To do
Can you write out all the lines word for word, with no pictures?

Data
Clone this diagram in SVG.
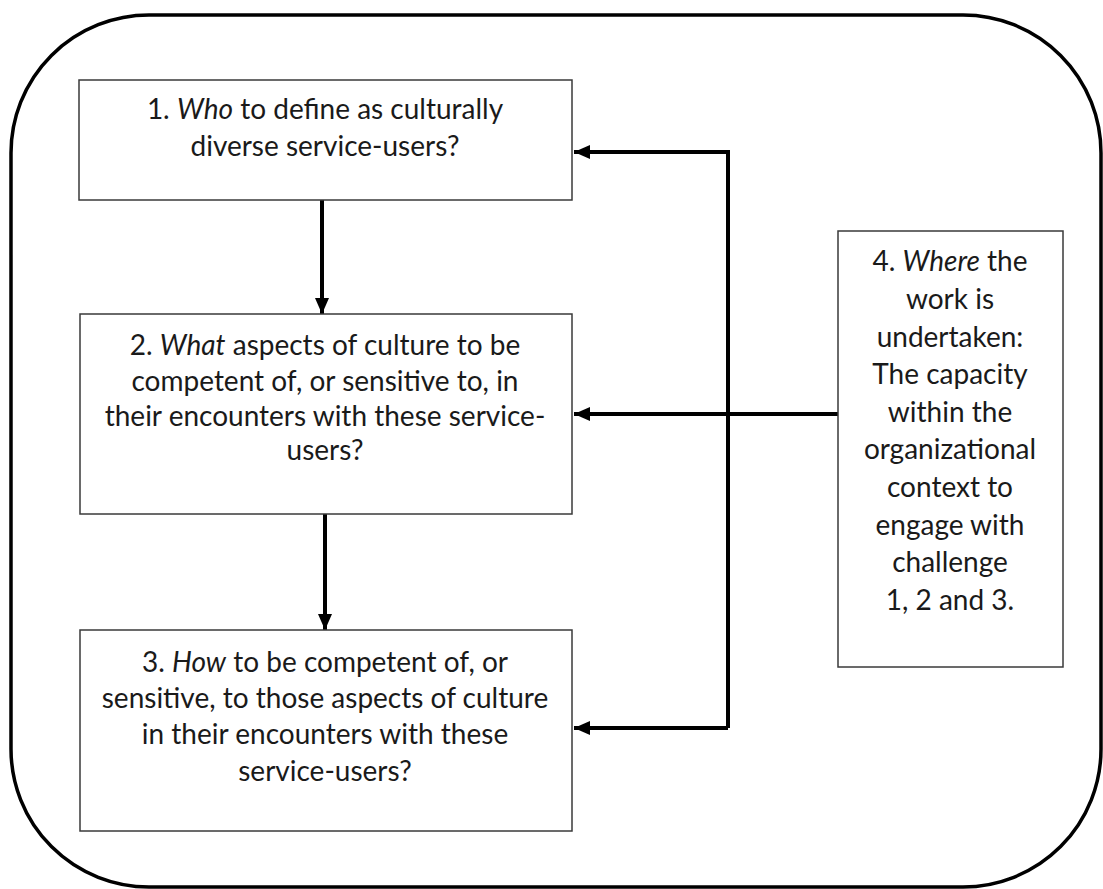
<svg xmlns="http://www.w3.org/2000/svg" width="1103" height="889" viewBox="0 0 1103 889">
<defs>
<style>
.box{fill:#fff;stroke:#3a3a3a;stroke-width:1.5}
.t{font-family:Lato,"Open Sans","Liberation Sans",sans-serif;font-size:28px;fill:#1a1a1a;text-anchor:middle}
.i{font-style:italic}
.c{fill:none;stroke:#000;stroke-width:4}
</style>
<marker id="ah" viewBox="0 0 16 14" markerWidth="16" markerHeight="14" refX="16" refY="7" orient="auto" markerUnits="userSpaceOnUse">
<path d="M0,0 L16,7 L0,14 Z" fill="#000"/>
</marker>
</defs>
<rect width="1103" height="889" fill="#fff"/>
<rect id="frame" x="11" y="15" width="1090" height="872" rx="138" ry="138" fill="none" stroke="#000" stroke-width="3.5"/>
<g id="connectors">
<line class="c" x1="322" y1="200" x2="322" y2="314" marker-end="url(#ah)"/>
<line class="c" x1="325" y1="514" x2="325" y2="630" marker-end="url(#ah)"/>
<polyline class="c" points="728,728 728,152 574,152" marker-end="url(#ah)"/>
<line class="c" x1="728" y1="728" x2="574" y2="728" marker-end="url(#ah)"/>
<line class="c" x1="838" y1="414" x2="574" y2="414" marker-end="url(#ah)"/>
</g>
<g id="node1">
<rect class="box" x="79" y="80" width="493" height="120"/>
<text class="t" x="325" y="119">1. <tspan class="i">Who</tspan> to define as culturally</text>
<text class="t" x="325" y="156">diverse service-users?</text>
</g>
<g id="node2">
<rect class="box" x="80" y="314" width="492" height="200"/>
<text class="t" x="325" y="355">2. <tspan class="i">What</tspan> aspects of culture to be</text>
<text class="t" x="325" y="391">competent of, or sensitive to, in</text>
<text class="t" x="325" y="426">their encounters with these service-</text>
<text class="t" x="325" y="460">users?</text>
</g>
<g id="node3">
<rect class="box" x="80" y="630" width="492" height="201"/>
<text class="t" x="325" y="672">3. <tspan class="i">How</tspan> to be competent of, or</text>
<text class="t" x="325" y="708">sensitive, to those aspects of culture</text>
<text class="t" x="325" y="744">in their encounters with these</text>
<text class="t" x="325" y="781">service-users?</text>
</g>
<g id="node4">
<rect class="box" x="838" y="231" width="225" height="436"/>
<text class="t" x="950" y="271">4. <tspan class="i">Where</tspan> the</text>
<text class="t" x="950" y="309">work is</text>
<text class="t" x="950" y="347">undertaken:</text>
<text class="t" x="950" y="384">The capacity</text>
<text class="t" x="950" y="422">within the</text>
<text class="t" x="950" y="459">organizational</text>
<text class="t" x="950" y="497">context to</text>
<text class="t" x="950" y="535">engage with</text>
<text class="t" x="950" y="572">challenge</text>
<text class="t" x="950" y="610">1, 2 and 3.</text>
</g>
</svg>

Worked answer
Clone this diagram in SVG.
<svg xmlns="http://www.w3.org/2000/svg" width="1103" height="889" viewBox="0 0 1103 889">
<defs>
<style>
.box{fill:#fff;stroke:#3a3a3a;stroke-width:1.5}
.t{font-family:Lato,"Open Sans","Liberation Sans",sans-serif;font-size:28px;fill:#1a1a1a;text-anchor:middle}
.i{font-style:italic}
.c{fill:none;stroke:#000;stroke-width:4}
</style>
<marker id="ah" viewBox="0 0 16 14" markerWidth="16" markerHeight="14" refX="16" refY="7" orient="auto" markerUnits="userSpaceOnUse">
<path d="M0,0 L16,7 L0,14 Z" fill="#000"/>
</marker>
</defs>
<rect width="1103" height="889" fill="#fff"/>
<rect id="frame" x="11" y="15" width="1090" height="872" rx="138" ry="138" fill="none" stroke="#000" stroke-width="3.5"/>
<g id="connectors">
<line class="c" x1="322" y1="200" x2="322" y2="314" marker-end="url(#ah)"/>
<line class="c" x1="325" y1="514" x2="325" y2="630" marker-end="url(#ah)"/>
<polyline class="c" points="728,728 728,152 574,152" marker-end="url(#ah)"/>
<line class="c" x1="728" y1="728" x2="574" y2="728" marker-end="url(#ah)"/>
<line class="c" x1="838" y1="414" x2="574" y2="414" marker-end="url(#ah)"/>
</g>
<g id="node1">
<rect class="box" x="79" y="80" width="493" height="120"/>
<text class="t" x="325" y="119">1. <tspan class="i">Who</tspan> to define as culturally</text>
<text class="t" x="325" y="156">diverse service-users?</text>
</g>
<g id="node2">
<rect class="box" x="80" y="314" width="492" height="200"/>
<text class="t" x="325" y="355">2. <tspan class="i">What</tspan> aspects of culture to be</text>
<text class="t" x="325" y="391">competent of, or sensitive to, in</text>
<text class="t" x="325" y="426">their encounters with these service-</text>
<text class="t" x="325" y="460">users?</text>
</g>
<g id="node3">
<rect class="box" x="80" y="630" width="492" height="201"/>
<text class="t" x="325" y="672">3. <tspan class="i">How</tspan> to be competent of, or</text>
<text class="t" x="325" y="708">sensitive, to those aspects of culture</text>
<text class="t" x="325" y="744">in their encounters with these</text>
<text class="t" x="325" y="781">service-users?</text>
</g>
<g id="node4">
<rect class="box" x="838" y="231" width="225" height="436"/>
<text class="t" x="950" y="271">4. <tspan class="i">Where</tspan> the</text>
<text class="t" x="950" y="309">work is</text>
<text class="t" x="950" y="347">undertaken:</text>
<text class="t" x="950" y="384">The capacity</text>
<text class="t" x="950" y="422">within the</text>
<text class="t" x="950" y="459">organizational</text>
<text class="t" x="950" y="497">context to</text>
<text class="t" x="950" y="535">engage with</text>
<text class="t" x="950" y="572">challenge</text>
<text class="t" x="950" y="610">1, 2 and 3.</text>
</g>
</svg>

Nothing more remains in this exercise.